Nonprofits Team Up to Curb Hunger With New National Funding (The Garden Island)
This piece originally appeared in The Garden Island on September 7, 2022.
Four Hawai‘i nonprofits are jointly launching a new effort to end hunger in the state, thanks to new funding from MAZON: A Jewish Response to Hunger, a leading national anti-hunger organization.
Hawai‘i Appleseed Center for Law &Economic Justice, Hawai‘i Children’s Action Network, Hawai‘i Foodbank and Hawai‘i Public Health Institute will advocate to improve the public policies and systems that are currently falling short for Hawai‘i’s families.
More than 130,000 Hawai‘i residents don’t have enough to eat, including over 50,000 keiki, according to Feeding America.
“No one in Hawai‘i should go hungry,” said Deborah Zysman, executive director of Hawai‘i Children’s Action Network. “Thanks to this funding from MAZON, our four organizations will be able to fight for policy-based solutions and end the vicious cycle of neglect and economic struggle, especially among our most-vulnerable populations.”
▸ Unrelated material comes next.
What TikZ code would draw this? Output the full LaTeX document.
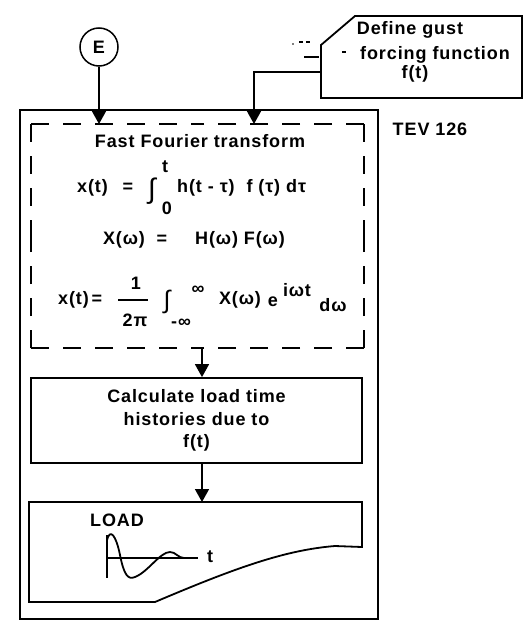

The four nonprofits are among 13 new partners in MAZON’s Emerging Advocacy Fund, a nationwide effort to support and expand grassroots anti-hunger work in the states most impacted by food insecurity.
“With nearly four decades of experience fighting hunger in this country, we know that people in some states face greater barriers to food security, but no one deserves to be hungry, regardless of circumstance or ZIP code,” said Mia Hubbard, vice president of programs at MAZON: A Jewish Response to Hunger.
“We understand the value and vitality of building a strong, resilient anti-hunger advocacy infrastructure, and we are more committed than ever to listen to, learn from and support communities facing high rates of food insecurity,” Hubbard said.
Over five years, the Emerging Advocacy Fund has invested in more than 50 other organizations in 19 states and Puerto Rico, and this latest allocation increases its total giving in the U.S. to more than $9.1 million. MAZON also invests in strategic partners in Israel and Indian Country.
“Sadly, Hawai‘i is consistently ranked among the bottom of all states for its performance in delivering meals to children,” said Daniela Spoto, Hawai‘i Appleseed’s director of anti-hunger initiatives.
“This new funding will allow our four nonprofits to work with families, policymakers, state agencies and other community organizations to collectively create solutions to the urgent issue of hunger facing our families,” Spoto said.